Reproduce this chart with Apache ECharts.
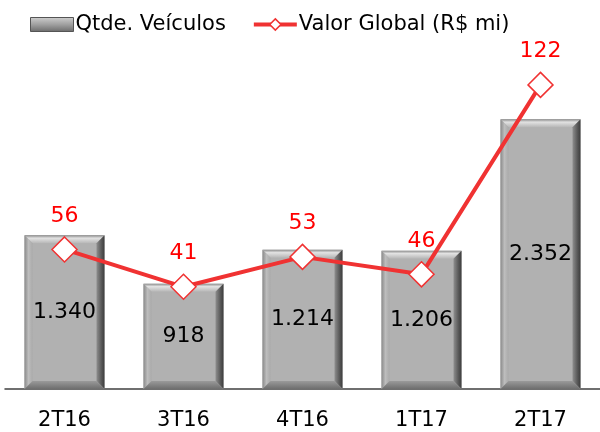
<!DOCTYPE html>
<html><head><meta charset="utf-8">
<script src="https://cdn.jsdelivr.net/npm/echarts@6/dist/echarts.min.js"></script>
<style>html,body{margin:0;padding:0;background:#fff}#c{width:600px;height:432px}</style>
</head><body><div id="c"></div>
<script>
const categories = ['2T16','3T16','4T16','1T17','2T17'];
const qtdeVeiculos = [1340, 918, 1214, 1206, 2352];
const valorGlobal = [56, 41, 53, 46, 122];
const fmtBR = v => v >= 1000 ? Math.floor(v/1000) + '.' + String(v%1000).padStart(3,'0') : String(v);
const FONT = 'DejaVu Sans';
const chart = echarts.init(document.getElementById('c'));
const LG = echarts.graphic.LinearGradient;
function renderBevelBar(params, api){
  const idx = api.value(0), val = api.value(1);
  const top = api.coord([idx, val]);
  const base = api.coord([idx, 0]);
  const w = 80, b = 8;
  const x0 = top[0] - w/2, x1 = top[0] + w/2, y0 = top[1], y1 = base[1];
  return {
    type:'group',
    children:[
      {type:'rect',shape:{x:x0,y:y0,width:w,height:y1-y0},style:{fill:'#b1b1b1'}},
      {type:'polygon',shape:{points:[[x0,y0],[x1,y0],[x1-b,y0+b],[x0+b,y0+b]]},
        style:{fill:new LG(0,0,0,1,[{offset:0,color:'#8c8c8c'},{offset:0.35,color:'#e2e2e2'},{offset:1,color:'#b6b6b6'}])}},
      {type:'polygon',shape:{points:[[x0,y0],[x0+b,y0+b],[x0+b,y1-b],[x0,y1]]},
        style:{fill:new LG(0,0,1,0,[{offset:0,color:'#8a8a8a'},{offset:0.5,color:'#bdbdbd'},{offset:1,color:'#aaaaaa'}])}},
      {type:'polygon',shape:{points:[[x1,y0],[x1,y1],[x1-b,y1-b],[x1-b,y0+b]]},
        style:{fill:new LG(0,0,1,0,[{offset:0,color:'#8e8e8e'},{offset:0.6,color:'#5a5a5a'},{offset:1,color:'#3c3c3c'}])}},
      {type:'polygon',shape:{points:[[x0,y1],[x0+b,y1-b],[x1-b,y1-b],[x1,y1]]},
        style:{fill:new LG(0,0,0,1,[{offset:0,color:'#9a9a9a'},{offset:1,color:'#6e6e6e'}])}},
      {type:'text',x:top[0],y:(y0+y1)/2,style:{text:fmtBR(val),fontFamily:FONT,fontSize:22,fill:'#000',align:'center',verticalAlign:'middle'}}
    ]
  };
}
chart.setOption({
  animation:false,
  textStyle:{fontFamily:FONT},
  legend:{
    top:9, left:25, itemGap:26, itemWidth:43, itemHeight:14,
    textStyle:{fontFamily:FONT,fontSize:21,color:'#000',padding:[0,0,0,-3]},
    data:[
      {name:'Qtde. Veículos',icon:'rect',itemStyle:{color:new LG(0,0,0,1,[{offset:0,color:'#d0d0d0'},{offset:0.5,color:'#a0a0a0'},{offset:1,color:'#6a6a6a'}]),borderColor:'#555',borderWidth:1}},
      {name:'Valor Global (R$ mi)',lineStyle:{width:4,color:'#f03232'},itemStyle:{color:'#fff',borderColor:'#f03232',borderWidth:1.5}}
    ]
  },
  grid:{left:5,width:600,top:45,bottom:43},
  xAxis:{type:'category',data:categories,
    axisLine:{lineStyle:{color:'#404040',width:1.5}},axisTick:{show:false},
    axisLabel:{fontFamily:FONT,fontSize:21,color:'#000',margin:21}},
  yAxis:[
    {type:'value',min:0,max:3000,show:false},
    {type:'value',min:0,max:138,show:false}
  ],
  series:[
    {name:'Qtde. Veículos',type:'custom',yAxisIndex:0,z:1,
     data:qtdeVeiculos.map((v,i)=>[i,v]),
     encode:{x:0,y:1},
     itemStyle:{color:'#a8a8a8'},
     renderItem:renderBevelBar},
    {name:'Valor Global (R$ mi)',type:'line',data:valorGlobal,yAxisIndex:1,z:5,
     symbol:'diamond',symbolSize:25,
     lineStyle:{color:'#f03232',width:4},
     itemStyle:{color:'#fff',borderColor:'#f03232',borderWidth:1.5},
     label:{show:true,position:'top',distance:9,fontFamily:FONT,fontSize:22,color:'#ff0000'}}
  ]
});
</script></body></html>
━━━━
**What is asked**
All the material shown above is to be copied exactly, with no pictures carried over.

**Answer to the problem**
Reproduce this chart with Apache ECharts.
<!DOCTYPE html>
<html><head><meta charset="utf-8">
<script src="https://cdn.jsdelivr.net/npm/echarts@6/dist/echarts.min.js"></script>
<style>html,body{margin:0;padding:0;background:#fff}#c{width:600px;height:432px}</style>
</head><body><div id="c"></div>
<script>
const categories = ['2T16','3T16','4T16','1T17','2T17'];
const qtdeVeiculos = [1340, 918, 1214, 1206, 2352];
const valorGlobal = [56, 41, 53, 46, 122];
const fmtBR = v => v >= 1000 ? Math.floor(v/1000) + '.' + String(v%1000).padStart(3,'0') : String(v);
const FONT = 'DejaVu Sans';
const chart = echarts.init(document.getElementById('c'));
const LG = echarts.graphic.LinearGradient;
function renderBevelBar(params, api){
  const idx = api.value(0), val = api.value(1);
  const top = api.coord([idx, val]);
  const base = api.coord([idx, 0]);
  const w = 80, b = 8;
  const x0 = top[0] - w/2, x1 = top[0] + w/2, y0 = top[1], y1 = base[1];
  return {
    type:'group',
    children:[
      {type:'rect',shape:{x:x0,y:y0,width:w,height:y1-y0},style:{fill:'#b1b1b1'}},
      {type:'polygon',shape:{points:[[x0,y0],[x1,y0],[x1-b,y0+b],[x0+b,y0+b]]},
        style:{fill:new LG(0,0,0,1,[{offset:0,color:'#8c8c8c'},{offset:0.35,color:'#e2e2e2'},{offset:1,color:'#b6b6b6'}])}},
      {type:'polygon',shape:{points:[[x0,y0],[x0+b,y0+b],[x0+b,y1-b],[x0,y1]]},
        style:{fill:new LG(0,0,1,0,[{offset:0,color:'#8a8a8a'},{offset:0.5,color:'#bdbdbd'},{offset:1,color:'#aaaaaa'}])}},
      {type:'polygon',shape:{points:[[x1,y0],[x1,y1],[x1-b,y1-b],[x1-b,y0+b]]},
        style:{fill:new LG(0,0,1,0,[{offset:0,color:'#8e8e8e'},{offset:0.6,color:'#5a5a5a'},{offset:1,color:'#3c3c3c'}])}},
      {type:'polygon',shape:{points:[[x0,y1],[x0+b,y1-b],[x1-b,y1-b],[x1,y1]]},
        style:{fill:new LG(0,0,0,1,[{offset:0,color:'#9a9a9a'},{offset:1,color:'#6e6e6e'}])}},
      {type:'text',x:top[0],y:(y0+y1)/2,style:{text:fmtBR(val),fontFamily:FONT,fontSize:22,fill:'#000',align:'center',verticalAlign:'middle'}}
    ]
  };
}
chart.setOption({
  animation:false,
  textStyle:{fontFamily:FONT},
  legend:{
    top:9, left:25, itemGap:26, itemWidth:43, itemHeight:14,
    textStyle:{fontFamily:FONT,fontSize:21,color:'#000',padding:[0,0,0,-3]},
    data:[
      {name:'Qtde. Veículos',icon:'rect',itemStyle:{color:new LG(0,0,0,1,[{offset:0,color:'#d0d0d0'},{offset:0.5,color:'#a0a0a0'},{offset:1,color:'#6a6a6a'}]),borderColor:'#555',borderWidth:1}},
      {name:'Valor Global (R$ mi)',lineStyle:{width:4,color:'#f03232'},itemStyle:{color:'#fff',borderColor:'#f03232',borderWidth:1.5}}
    ]
  },
  grid:{left:5,width:600,top:45,bottom:43},
  xAxis:{type:'category',data:categories,
    axisLine:{lineStyle:{color:'#404040',width:1.5}},axisTick:{show:false},
    axisLabel:{fontFamily:FONT,fontSize:21,color:'#000',margin:21}},
  yAxis:[
    {type:'value',min:0,max:3000,show:false},
    {type:'value',min:0,max:138,show:false}
  ],
  series:[
    {name:'Qtde. Veículos',type:'custom',yAxisIndex:0,z:1,
     data:qtdeVeiculos.map((v,i)=>[i,v]),
     encode:{x:0,y:1},
     itemStyle:{color:'#a8a8a8'},
     renderItem:renderBevelBar},
    {name:'Valor Global (R$ mi)',type:'line',data:valorGlobal,yAxisIndex:1,z:5,
     symbol:'diamond',symbolSize:25,
     lineStyle:{color:'#f03232',width:4},
     itemStyle:{color:'#fff',borderColor:'#f03232',borderWidth:1.5},
     label:{show:true,position:'top',distance:9,fontFamily:FONT,fontSize:22,color:'#ff0000'}}
  ]
});
</script></body></html>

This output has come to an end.